Splat poster boy David J. Schow is not included here for various reasons, as Sammon explains, but it's just as well because I prefer his non-splat work. I thought J.S. Russell was a Schow pen name but it's not; Russell's "City of Angels" reads just like one of Schow's stories, so I think it was a fair guess: Porqy, he's got this thing about the nuts and how they're the "bestest part"... he's been talking about baby nuts for days. "I figure," he says, "they got to be more tender. Tastier, like lamb or baby corn," and pops them in his mouth like wet jelly beans.

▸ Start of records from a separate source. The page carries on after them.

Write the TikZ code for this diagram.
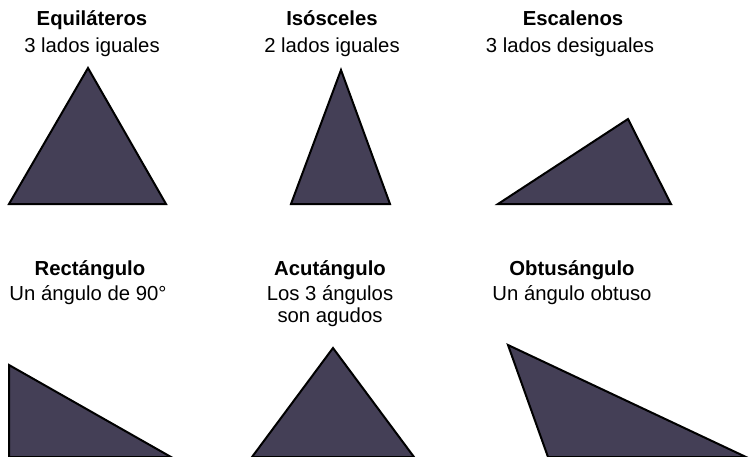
\documentclass[tikz,border=0pt]{standalone}
\usepackage{fontspec}
\setmainfont{Liberation Sans}
\definecolor{trifill}{RGB}{68,63,86}
\tikzset{
  tri/.style={fill=trifill, draw=black, line width=2pt, line join=miter},
  ttl/.style={anchor=base, inner sep=0pt, font=\fontsize{20.3}{24}\selectfont\bfseries},
  sub/.style={anchor=base, inner sep=0pt, font=\fontsize{20.3}{24}\selectfont}
}
\begin{document}
\begin{tikzpicture}[x=1pt,y=-1pt]
\useasboundingbox (0,0) rectangle (750,456);
% row 1
\node[ttl] (t1) at (92,25) {Equiláteros};
\node[sub] (s1) at (92,52) {3 lados iguales};
\draw[tri] (88,68) -- (166,204) -- (9,204) -- cycle;
\node[ttl] (t2) at (332,25) {Isósceles};
\node[sub] (s2) at (332,52) {2 lados iguales};
\draw[tri] (341,70) -- (390,204) -- (291,204) -- cycle;
\node[ttl] (t3) at (573,25) {Escalenos};
\node[sub] (s3) at (570,52) {3 lados desiguales};
\draw[tri] (628,119) -- (671,204) -- (498,204) -- cycle;
% row 2
\node[ttl] (t4) at (90,275) {Rectángulo};
\node[sub] (s4) at (88,300) {Un ángulo de 90°};
\draw[tri] (9,365) -- (171,457) -- (9,457) -- cycle;
\node[ttl] (t5) at (330,275) {Acutángulo};
\node[sub] (s5) at (330,300) {Los 3 ángulos};
\node[sub] (s5b) at (330,322) {son agudos};
\draw[tri] (333,348) -- (414,457) -- (252,457) -- cycle;
\node[ttl] (t6) at (572,275) {Obtusángulo};
\node[sub] (s6) at (572,300) {Un ángulo obtuso};
\draw[tri] (508,345) -- (746,457) -- (548,457) -- cycle;
\end{tikzpicture}
\end{document}
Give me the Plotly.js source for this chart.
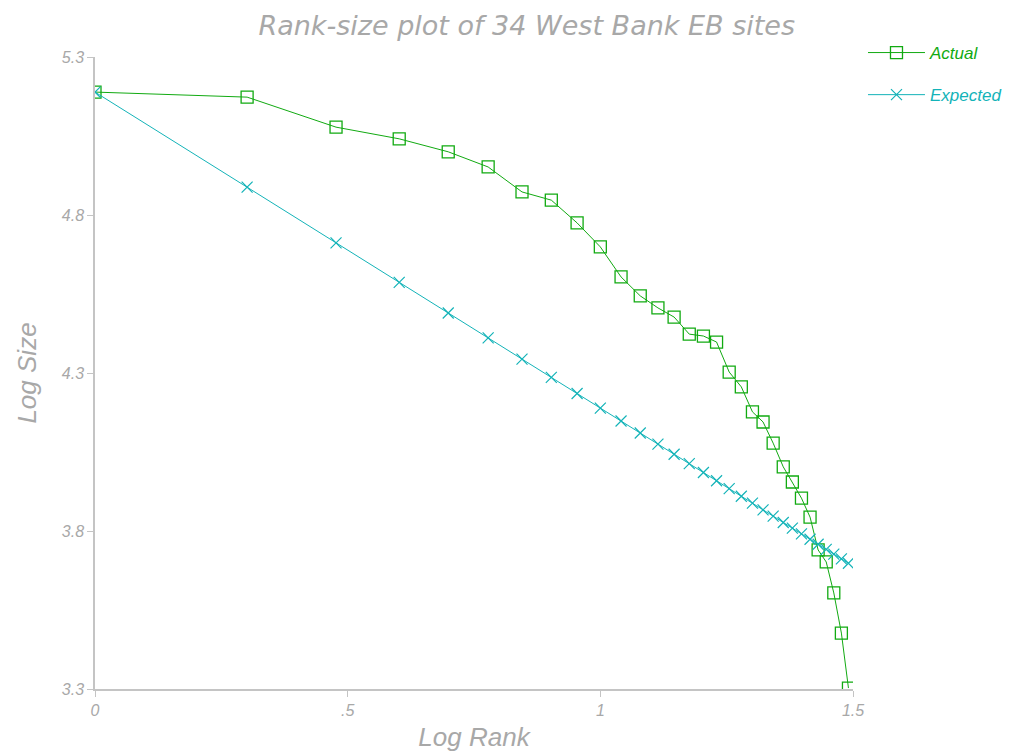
<!DOCTYPE html>
<html>
<head>
<meta charset="utf-8">
<script src="https://cdn.plot.ly/plotly-3.0.1.min.js"></script>
<style>html,body{margin:0;padding:0;background:#fff;}#chart{width:1011px;height:756px;}</style>
</head>
<body>
<div id="chart"></div>
<script>
const logRank = [0, 0.301, 0.477, 0.602, 0.699, 0.778, 0.845, 0.903, 0.954, 1.000,
  1.041, 1.079, 1.114, 1.146, 1.176, 1.204, 1.230, 1.255, 1.279, 1.301,
  1.322, 1.342, 1.362, 1.380, 1.398, 1.415, 1.431, 1.447, 1.462, 1.477, 1.491];
const actualLogSize = [5.189, 5.173, 5.078, 5.041, 5.000, 4.952, 4.873, 4.847, 4.775, 4.699,
  4.604, 4.544, 4.506, 4.477, 4.423, 4.417, 4.398, 4.303, 4.256, 4.177,
  4.145, 4.078, 4.003, 3.955, 3.904, 3.844, 3.740, 3.702, 3.604, 3.477, 3.303];
const expectedLogSize = [5.189, 4.888, 4.712, 4.587, 4.490, 4.411, 4.344, 4.286, 4.235, 4.189,
  4.148, 4.110, 4.075, 4.043, 4.013, 3.985, 3.959, 3.934, 3.910, 3.888,
  3.867, 3.847, 3.827, 3.809, 3.791, 3.774, 3.758, 3.742, 3.727, 3.712, 3.698];
const xTickVals = [0, 0.5, 1, 1.5];
const xTickText = ['0', '.5', '1', '1.5'];
const yTickVals = [3.3, 3.8, 4.3, 4.8, 5.3];
const yTickText = ['3.3', '3.8', '4.3', '4.8', '5.3'];

const green = '#11aa11';
const teal = '#13b3b8';
const gray = '#a8a8a8';
const fontFam = '"Liberation Sans", Arial, sans-serif';
const wideFam = '"DejaVu Sans", Verdana, sans-serif';

const traces = [
  {x: logRank, y: actualLogSize, name: 'Actual', type: 'scatter', mode: 'lines+markers',
   legendgroup: 'a',
   line: {color: green, width: 1},
   marker: {symbol: 'square-open', size: 12, color: green, line: {width: 1.3, color: green}}},
  {x: logRank, y: expectedLogSize, name: 'Expected', type: 'scatter', mode: 'lines+markers',
   legendgroup: 'b',
   line: {color: teal, width: 1},
   marker: {symbol: 'x-thin-open', size: 11, color: teal, line: {width: 1.2, color: teal}}}
];

const layout = {
  width: 1011, height: 756,
  margin: {l: 95, r: 158, t: 57, b: 67, autoexpand: false},
  paper_bgcolor: '#fff', plot_bgcolor: '#fff',
  font: {family: fontFam, color: gray},
  title: {text: '<i>Rank-size plot of 34 West Bank EB sites</i>', x: 0.521, xref: 'container', xanchor: 'center',
          y: 0.966, yanchor: 'middle',
          font: {family: wideFam, size: 27, color: gray}},
  xaxis: {range: [0, 1.5], tickvals: xTickVals, ticktext: xTickText,
          showgrid: false, zeroline: false, showline: true, linecolor: '#c4c4c4', linewidth: 1.5,
          ticks: 'outside', ticklen: 6, tickcolor: '#c4c4c4',
          tickfont: {family: fontFam, size: 16, color: gray, style: 'italic'},
          title: {text: '<i>Log Rank</i>', font: {family: fontFam, size: 26, color: gray}, standoff: 10}},
  yaxis: {range: [3.3, 5.3], tickvals: yTickVals, ticktext: yTickText,
          showgrid: false, zeroline: false, showline: true, linecolor: '#c4c4c4', linewidth: 1.5,
          ticks: 'outside', ticklen: 6, tickcolor: '#c4c4c4',
          tickfont: {family: fontFam, size: 16, color: gray, style: 'italic'},
          title: {text: '<i>Log Size</i>', font: {family: fontFam, size: 26, color: gray}, standoff: 18}},
  showlegend: true,
  legend: {x: 0.8536, xref: 'container', xanchor: 'left', y: 0.9537, yref: 'container', yanchor: 'top',
           bgcolor: 'rgba(0,0,0,0)',
           traceorder: 'grouped', tracegroupgap: 17, itemwidth: 57,
           font: {family: fontFam, size: 17, style: 'italic'}}
};

Plotly.newPlot('chart', traces, layout, {displayModeBar: false}).then(function(){
  const texts = document.querySelectorAll('.legendtext');
  if (texts[0]) texts[0].style.fill = green;
  if (texts[1]) texts[1].style.fill = teal;
});
</script>
</body>
</html>
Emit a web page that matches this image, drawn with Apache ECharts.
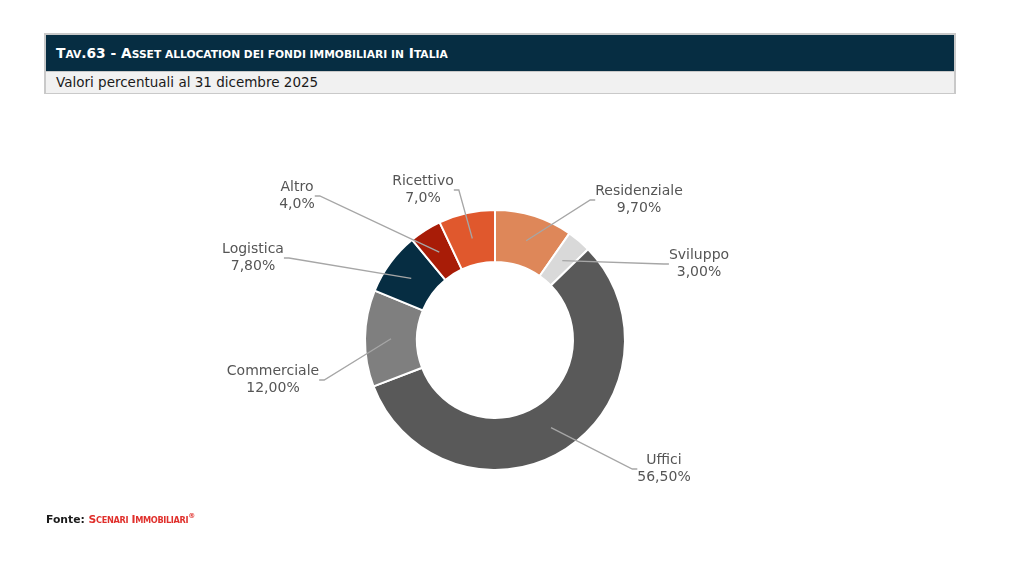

Splatterpunks finishes with Sammon's 75-page (!) essay on the movement, "Outlaws." While it's unearned and ridiculous to compare these writers to hallowed transgressors like de Sade, Baudelaire, William Burroughs, Harlan Ellison, J.G. Ballard, as he does, trying to give weight to a fleeting literary moment that was named as an inside joke, he certainly helped me get to reading lots of those folks back then. It's okay to simply be a graphic yet thoughtful horror writer but I guess he didn't feel that way. He includes an extensive splat reading list and influences (and presciently notes that Ballard's Crash would be a perfect David Cronenberg, uh, vehicle).

Like a lot of anthology editorials of its day, "Outlaws" is overwrought and overly generous to the practitioners. Virtually none of the authors appreciate the label, and only a handful are still active today. Only Garton and Lansdale continue to publish well-received novels; Skipp is only recently back after a long hiatus; Barker has slowed down his publishing pace considerably. These authors transcended the style. A lot of splatterpunk might seem like a shallow, adolescent pose, a "look how gross and rebellious I can be" kinda thing, but plenty of it has heart - and guts - to spare.